— SHORT PROBLEM —
Make an exact copy of the entries below with the pictures removed.

───── RECORDS FOR THE EXERCISE

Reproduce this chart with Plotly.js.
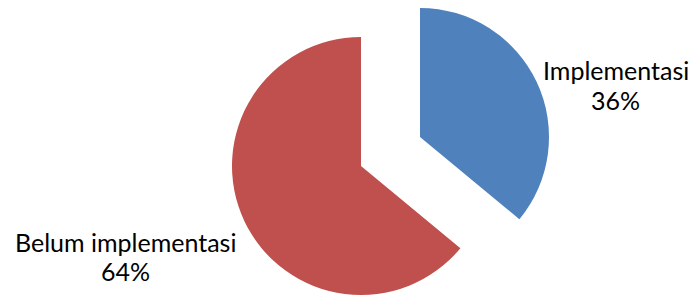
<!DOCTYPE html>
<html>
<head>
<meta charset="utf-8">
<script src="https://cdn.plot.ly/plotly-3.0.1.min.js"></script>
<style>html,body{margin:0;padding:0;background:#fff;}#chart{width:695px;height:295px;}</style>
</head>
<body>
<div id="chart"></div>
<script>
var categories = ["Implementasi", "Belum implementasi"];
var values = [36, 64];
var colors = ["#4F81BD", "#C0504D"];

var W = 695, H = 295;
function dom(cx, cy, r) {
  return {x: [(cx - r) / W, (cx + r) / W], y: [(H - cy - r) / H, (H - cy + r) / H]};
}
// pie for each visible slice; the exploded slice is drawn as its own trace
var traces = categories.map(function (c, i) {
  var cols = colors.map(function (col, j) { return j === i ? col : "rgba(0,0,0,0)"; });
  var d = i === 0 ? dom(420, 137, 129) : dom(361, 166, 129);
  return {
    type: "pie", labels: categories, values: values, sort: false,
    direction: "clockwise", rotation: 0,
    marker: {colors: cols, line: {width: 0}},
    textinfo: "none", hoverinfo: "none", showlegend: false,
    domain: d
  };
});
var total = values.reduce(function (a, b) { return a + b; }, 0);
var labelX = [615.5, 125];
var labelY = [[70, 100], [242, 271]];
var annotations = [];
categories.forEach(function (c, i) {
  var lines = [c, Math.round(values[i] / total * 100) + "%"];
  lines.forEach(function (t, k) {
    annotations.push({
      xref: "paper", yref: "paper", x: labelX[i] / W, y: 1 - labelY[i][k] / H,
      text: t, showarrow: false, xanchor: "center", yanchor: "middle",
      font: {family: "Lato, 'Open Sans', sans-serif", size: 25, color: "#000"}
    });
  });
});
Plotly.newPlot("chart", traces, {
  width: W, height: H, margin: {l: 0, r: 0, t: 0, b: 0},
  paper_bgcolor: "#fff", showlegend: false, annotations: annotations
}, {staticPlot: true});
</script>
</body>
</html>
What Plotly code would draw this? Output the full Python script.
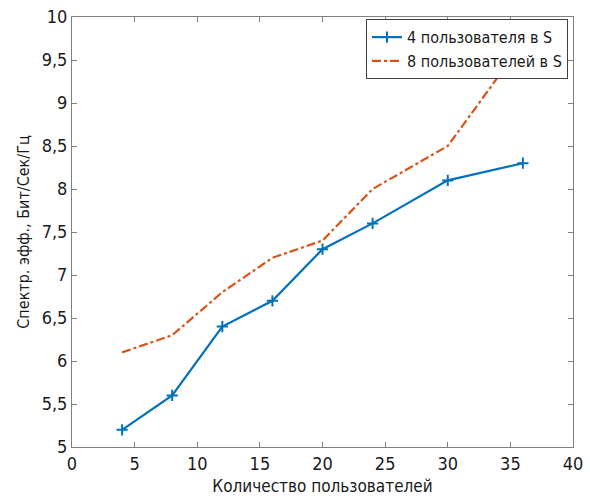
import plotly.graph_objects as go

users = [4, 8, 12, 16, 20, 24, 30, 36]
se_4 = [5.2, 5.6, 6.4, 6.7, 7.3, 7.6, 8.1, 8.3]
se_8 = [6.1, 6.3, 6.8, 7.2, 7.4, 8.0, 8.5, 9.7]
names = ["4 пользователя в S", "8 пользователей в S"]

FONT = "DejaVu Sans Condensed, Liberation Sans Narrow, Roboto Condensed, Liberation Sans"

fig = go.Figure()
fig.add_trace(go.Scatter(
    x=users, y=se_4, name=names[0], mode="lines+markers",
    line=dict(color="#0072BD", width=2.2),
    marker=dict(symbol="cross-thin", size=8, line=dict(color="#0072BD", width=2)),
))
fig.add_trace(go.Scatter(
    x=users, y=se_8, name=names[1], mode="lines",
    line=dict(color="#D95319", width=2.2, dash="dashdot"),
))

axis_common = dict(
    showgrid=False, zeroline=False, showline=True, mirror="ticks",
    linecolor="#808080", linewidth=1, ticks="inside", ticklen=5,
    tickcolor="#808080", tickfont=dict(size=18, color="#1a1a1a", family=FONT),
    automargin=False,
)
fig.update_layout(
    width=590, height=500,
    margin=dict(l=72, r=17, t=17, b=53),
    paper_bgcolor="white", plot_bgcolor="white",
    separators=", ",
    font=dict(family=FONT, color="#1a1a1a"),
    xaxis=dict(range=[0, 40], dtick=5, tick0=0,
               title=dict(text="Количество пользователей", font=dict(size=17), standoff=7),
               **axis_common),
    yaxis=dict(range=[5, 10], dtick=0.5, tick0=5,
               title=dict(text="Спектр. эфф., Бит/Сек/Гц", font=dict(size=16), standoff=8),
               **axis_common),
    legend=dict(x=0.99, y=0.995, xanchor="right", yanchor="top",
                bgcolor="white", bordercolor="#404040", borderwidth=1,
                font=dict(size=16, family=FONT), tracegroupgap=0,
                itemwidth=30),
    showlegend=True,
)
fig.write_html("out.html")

──────────

— COMPLETED TASK —
Reproduce this chart with Plotly.js.
<!DOCTYPE html>
<html>
<head>
<meta charset="utf-8">
<script src="https://cdn.plot.ly/plotly-3.0.1.min.js"></script>
<style>html,body{margin:0;padding:0;background:#fff;}#chart{width:695px;height:295px;}</style>
</head>
<body>
<div id="chart"></div>
<script>
var categories = ["Implementasi", "Belum implementasi"];
var values = [36, 64];
var colors = ["#4F81BD", "#C0504D"];

var W = 695, H = 295;
function dom(cx, cy, r) {
  return {x: [(cx - r) / W, (cx + r) / W], y: [(H - cy - r) / H, (H - cy + r) / H]};
}
// pie for each visible slice; the exploded slice is drawn as its own trace
var traces = categories.map(function (c, i) {
  var cols = colors.map(function (col, j) { return j === i ? col : "rgba(0,0,0,0)"; });
  var d = i === 0 ? dom(420, 137, 129) : dom(361, 166, 129);
  return {
    type: "pie", labels: categories, values: values, sort: false,
    direction: "clockwise", rotation: 0,
    marker: {colors: cols, line: {width: 0}},
    textinfo: "none", hoverinfo: "none", showlegend: false,
    domain: d
  };
});
var total = values.reduce(function (a, b) { return a + b; }, 0);
var labelX = [615.5, 125];
var labelY = [[70, 100], [242, 271]];
var annotations = [];
categories.forEach(function (c, i) {
  var lines = [c, Math.round(values[i] / total * 100) + "%"];
  lines.forEach(function (t, k) {
    annotations.push({
      xref: "paper", yref: "paper", x: labelX[i] / W, y: 1 - labelY[i][k] / H,
      text: t, showarrow: false, xanchor: "center", yanchor: "middle",
      font: {family: "Lato, 'Open Sans', sans-serif", size: 25, color: "#000"}
    });
  });
});
Plotly.newPlot("chart", traces, {
  width: W, height: H, margin: {l: 0, r: 0, t: 0, b: 0},
  paper_bgcolor: "#fff", showlegend: false, annotations: annotations
}, {staticPlot: true});
</script>
</body>
</html>
What Plotly code would draw this? Output the full Python script.
import plotly.graph_objects as go

users = [4, 8, 12, 16, 20, 24, 30, 36]
se_4 = [5.2, 5.6, 6.4, 6.7, 7.3, 7.6, 8.1, 8.3]
se_8 = [6.1, 6.3, 6.8, 7.2, 7.4, 8.0, 8.5, 9.7]
names = ["4 пользователя в S", "8 пользователей в S"]

FONT = "DejaVu Sans Condensed, Liberation Sans Narrow, Roboto Condensed, Liberation Sans"

fig = go.Figure()
fig.add_trace(go.Scatter(
    x=users, y=se_4, name=names[0], mode="lines+markers",
    line=dict(color="#0072BD", width=2.2),
    marker=dict(symbol="cross-thin", size=8, line=dict(color="#0072BD", width=2)),
))
fig.add_trace(go.Scatter(
    x=users, y=se_8, name=names[1], mode="lines",
    line=dict(color="#D95319", width=2.2, dash="dashdot"),
))

axis_common = dict(
    showgrid=False, zeroline=False, showline=True, mirror="ticks",
    linecolor="#808080", linewidth=1, ticks="inside", ticklen=5,
    tickcolor="#808080", tickfont=dict(size=18, color="#1a1a1a", family=FONT),
    automargin=False,
)
fig.update_layout(
    width=590, height=500,
    margin=dict(l=72, r=17, t=17, b=53),
    paper_bgcolor="white", plot_bgcolor="white",
    separators=", ",
    font=dict(family=FONT, color="#1a1a1a"),
    xaxis=dict(range=[0, 40], dtick=5, tick0=0,
               title=dict(text="Количество пользователей", font=dict(size=17), standoff=7),
               **axis_common),
    yaxis=dict(range=[5, 10], dtick=0.5, tick0=5,
               title=dict(text="Спектр. эфф., Бит/Сек/Гц", font=dict(size=16), standoff=8),
               **axis_common),
    legend=dict(x=0.99, y=0.995, xanchor="right", yanchor="top",
                bgcolor="white", bordercolor="#404040", borderwidth=1,
                font=dict(size=16, family=FONT), tracegroupgap=0,
                itemwidth=30),
    showlegend=True,
)
fig.write_html("out.html")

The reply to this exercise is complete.